Mantra in other Religious Traditions
Mantra practice has also been enthusiastically taken up by various New Age groups and individuals, who often teach that the mere repetition of syllables can have a calming effect on the mind. For example, Transcendental Meditation (also known simply as 'TM') uses what the group refers to as 'simple mantras' - as a meditative focus. TM was founded by Maharishi Mahesh Yogi. According to the TM website (see below) the practice can result in a number of material benefits such as relaxation, reduced stress, better health, better self image; but it can also benefit the world by reducing violence and crime, and generally improve quality of life. Simple two-syllable mantras are used.

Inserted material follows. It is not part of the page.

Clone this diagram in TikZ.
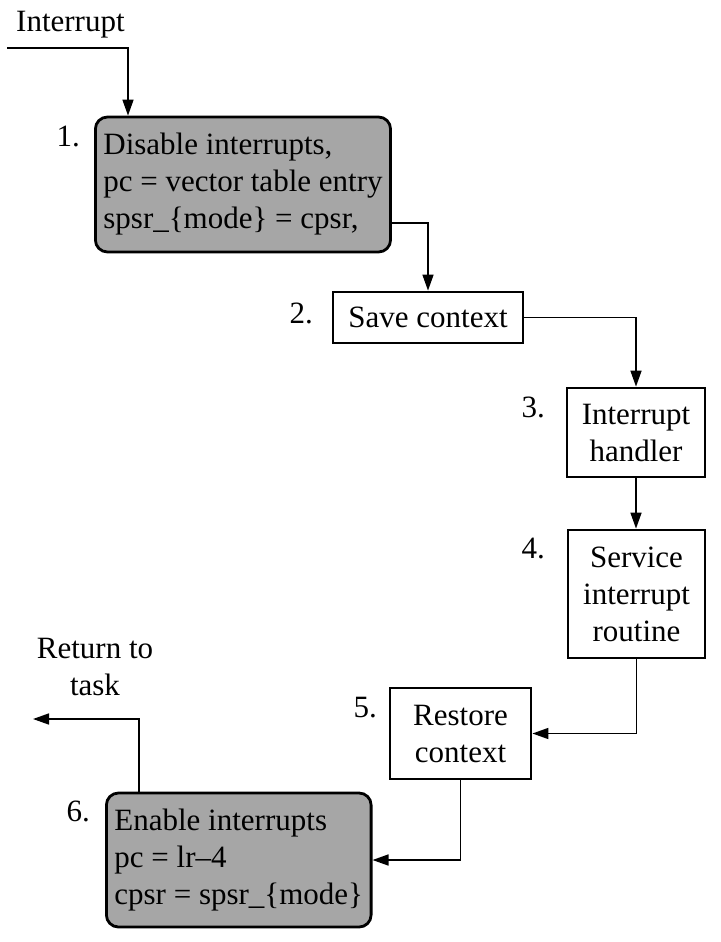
\documentclass[tikz,border=0pt]{standalone}
\usepackage{fontspec}
\setmainfont{Liberation Serif}
\usetikzlibrary{arrows.meta,calc}
\definecolor{boxgray}{RGB}{166,166,166}
\begin{document}
\begin{tikzpicture}[x=1pt,y=-1pt,
  font=\fontsize{31}{37}\selectfont,
  box/.style={draw,line width=2.8pt,inner sep=0pt,align=center},
  graybox/.style={draw,line width=2.8pt,fill=boxgray,rounded corners=12pt,align=left,inner ysep=0pt,inner xsep=8pt},
  num/.style={anchor=base east,inner sep=0pt},
  lbl/.style={inner sep=0pt,align=center},
  conn/.style={line width=1.6pt},
  arr/.style={conn,-{Triangle[length=16pt,width=11pt]}}]
\useasboundingbox (0,0) rectangle (720,942);

% boxes
\node[graybox,anchor=west,minimum height=135pt] (b1) at (94,184.5)
  {Disable interrupts,\\pc = vector table entry\\spsr\_\{mode\} = cpsr,};
\node[box,minimum width=190pt,minimum height=51pt] (b2) at (428,317.5) {Save context};
\node[box,minimum width=138pt,minimum height=89pt] (b3) at (636,432.5) {Interrupt\\handler};
\node[box,minimum width=137pt,minimum height=128pt] (b4) at (636.5,594) {Service\\interrupt\\routine};
\node[box,minimum width=141pt,minimum height=91pt] (b5) at (460.5,733.5) {Restore\\context};
\node[graybox,anchor=west,minimum height=134pt,minimum width=263pt] (b6) at (105,860)
  {Enable interrupts\\pc = lr–4\\cpsr = spsr\_\{mode\}};

% step numbers
\node[num] (n1) at (80,146) {1.};
\node[num] (n2) at (313,323) {2.};
\node[num] (n3) at (545,417) {3.};
\node[num] (n4) at (545,558) {4.};
\node[num] (n5) at (377,717) {5.};
\node[num] (n6) at (90,821) {6.};

% outside labels
\node[anchor=base west,inner sep=0pt] (tin) at (16,32) {Interrupt};
\node[lbl,anchor=north] (tret) at (95,638) {Return to\\task};

% connectors
\coordinate (in0) at (7,48);
\coordinate (in1) at (128,48);
\draw[arr] (in0) -- (in1) -- (in1 |- b1.north);
\draw[arr] ($(b1.east)+(0,38.5)$) -| (b2.north);
\draw[arr] (b2.east) -| (b3.north);
\draw[arr] (b3.south) -- (b3.south |- b4.north);
\draw[arr] (b4.south) |- (b5.east);
\draw[arr] (b5.south) |- (b6.east);
\coordinate (ret) at (33,719);
\draw[arr] ($(b6.north west)+(34,0)$) |- (ret);
\end{tikzpicture}
\end{document}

Mantras are also an important part of Sikhism. In Sikhism Mantras (or "Mantars") are a Shabad (Word or hymn) from Gurbani to concentrate the mind on God and the message of the Ten Gurus. The main mantras of Sikhism are the famous "Gurmantar," and the "Mool Mantar." Chanting is the process of the continuous repeating a mantra. When a mantra is sung or chanted, whether by oneself or in a group of devoted aspirants, it is termed as Kirtan—the glorification of God. Prayers may also be sung in a Kirtan. The singing and chanting of Kirtan creates an elevated mental condition for practicing meditation or entering into an intense form of spiritual practice. Kirtan is a powerful and unique method of recharging the subconscious with spiritual vibrations. The Sikh doctrine of "Namm Japna" (meaning "repetition of the name of God) requires Sikhs to cultivate constant remembrance of God in their daily lives.
Some forms of Jewish practice use mantras, although they do not call them by that name. Hasidic Jews sing phrases from the Hebrew Bible over and over, in a form of rhythmic chant, often accompanied by drumming on the table. They also use wordless sacred meditation tunes called niggunim, which are revealed through the higher consciousness of the Rebbes (Hasidic leaders, similar to gurus). Some subgroups of the Breslov Hasidic movement use the mantra Na Nach Nachma, based on the name of their founder, Rabbi Nachman of Breslov. All of these practices are done to achieve deveikut (meaning "cleaving (holding on) to God").
In the Islamic Sufi tradition, chanting the 99 Names of Allah is an invocation of Allah's attributes.
In Christianity, repetitive prayer using prayer beads (such as a rosary or chotki) includes well known mantras such as the Jesus prayer and Hail Mary. A form of Christian meditation was taught by Dom John Main that involves the silent repetition of a mantra.